By Tim Sandle     Aug 24, 2014 in Health
New research reveals the common practice of using celebrity-endorsed drug adverts to offer treatments more credibility does not influence doctors when it comes to prescribing or strongly influencing consumers when they visit drug stores.
In the U.S. especially, where there are less controls over advertising prescription medicines, celebrities appear in drug and disease-specific adverts. Recently this has included actor Brooke Shields and singer Jessica Simpson.
To what extent do these celebrity driven advertising campaigns work? This was the research question posed by a report for the International Journal of Pharmaceutical and Healthcare Marketing.
The outcome of the study, Pharmaceutical News summarizes, was that the personal relevance of the adverts and not the celebrity selling them that has an impact on what consumers actually buy. For the research participants were randomly shown a fictitious print advert for a website offering depression advice.

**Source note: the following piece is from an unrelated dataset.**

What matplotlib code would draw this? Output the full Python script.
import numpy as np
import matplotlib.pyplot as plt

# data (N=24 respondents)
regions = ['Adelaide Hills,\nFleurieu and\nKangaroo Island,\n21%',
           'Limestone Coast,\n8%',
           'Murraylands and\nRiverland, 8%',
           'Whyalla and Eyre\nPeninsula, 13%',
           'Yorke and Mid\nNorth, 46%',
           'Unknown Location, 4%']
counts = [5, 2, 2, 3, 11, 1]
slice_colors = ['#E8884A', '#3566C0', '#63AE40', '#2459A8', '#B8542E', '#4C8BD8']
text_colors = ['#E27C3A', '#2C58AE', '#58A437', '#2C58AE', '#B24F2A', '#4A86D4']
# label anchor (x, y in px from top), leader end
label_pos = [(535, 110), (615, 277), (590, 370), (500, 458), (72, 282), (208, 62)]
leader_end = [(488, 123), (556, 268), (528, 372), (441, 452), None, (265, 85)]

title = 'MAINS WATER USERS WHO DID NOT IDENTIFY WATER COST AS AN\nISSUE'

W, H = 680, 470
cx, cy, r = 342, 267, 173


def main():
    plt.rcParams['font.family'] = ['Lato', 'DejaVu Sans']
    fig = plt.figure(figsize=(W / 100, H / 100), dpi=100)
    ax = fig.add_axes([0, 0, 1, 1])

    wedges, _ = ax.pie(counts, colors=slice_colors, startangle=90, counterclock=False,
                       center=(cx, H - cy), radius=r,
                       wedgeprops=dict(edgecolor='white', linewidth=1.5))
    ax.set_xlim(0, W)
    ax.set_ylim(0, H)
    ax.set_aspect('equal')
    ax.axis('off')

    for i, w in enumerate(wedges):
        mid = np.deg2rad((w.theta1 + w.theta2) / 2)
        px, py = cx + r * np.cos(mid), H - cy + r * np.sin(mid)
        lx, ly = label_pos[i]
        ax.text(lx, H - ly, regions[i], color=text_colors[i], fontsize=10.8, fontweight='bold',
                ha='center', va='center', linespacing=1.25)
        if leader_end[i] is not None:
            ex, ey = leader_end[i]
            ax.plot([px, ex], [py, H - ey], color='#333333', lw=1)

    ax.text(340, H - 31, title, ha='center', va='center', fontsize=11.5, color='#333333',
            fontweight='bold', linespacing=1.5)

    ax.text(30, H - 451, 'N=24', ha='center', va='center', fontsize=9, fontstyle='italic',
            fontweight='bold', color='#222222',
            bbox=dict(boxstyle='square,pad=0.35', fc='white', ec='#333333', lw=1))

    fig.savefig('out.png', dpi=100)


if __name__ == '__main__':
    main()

In the study one group where shown either an image of actor Harrison Ford or actress Ashley Judd (both who have made public their issues with depression), while in the other group people where shown images that reflected the age and sex of the two celebrities — but changed their faces enough to make them look different, and were therefore not recognized as a celebrity. The researchers found that the majority of respondents went against recent research and viewed the celebrities within the ads as significantly more credible, but this did not reflect in their consumer behavior.
The study also found that it is the level of personal relevance to the advert which is the primary differentiating factor in consumer response. Therefore, the effect of the celebrity in the advert was independent of this factor.
Interviewed by PharamFile, Professor Brent Rollins, of the Philadelphia College of Osteopathic Medicine (PCOM) and joint author of the study, said: “This research demonstrates that even if consumers deem the celebrity as more credible and pay significantly greater attention to the ad, it does not change the desire to act and search for more information, discuss the disease with their doctor or ask for a prescription.”
The study is titled “Impact of celebrity endorsements in disease-specific direct-to-consumer (DTC) advertisements.”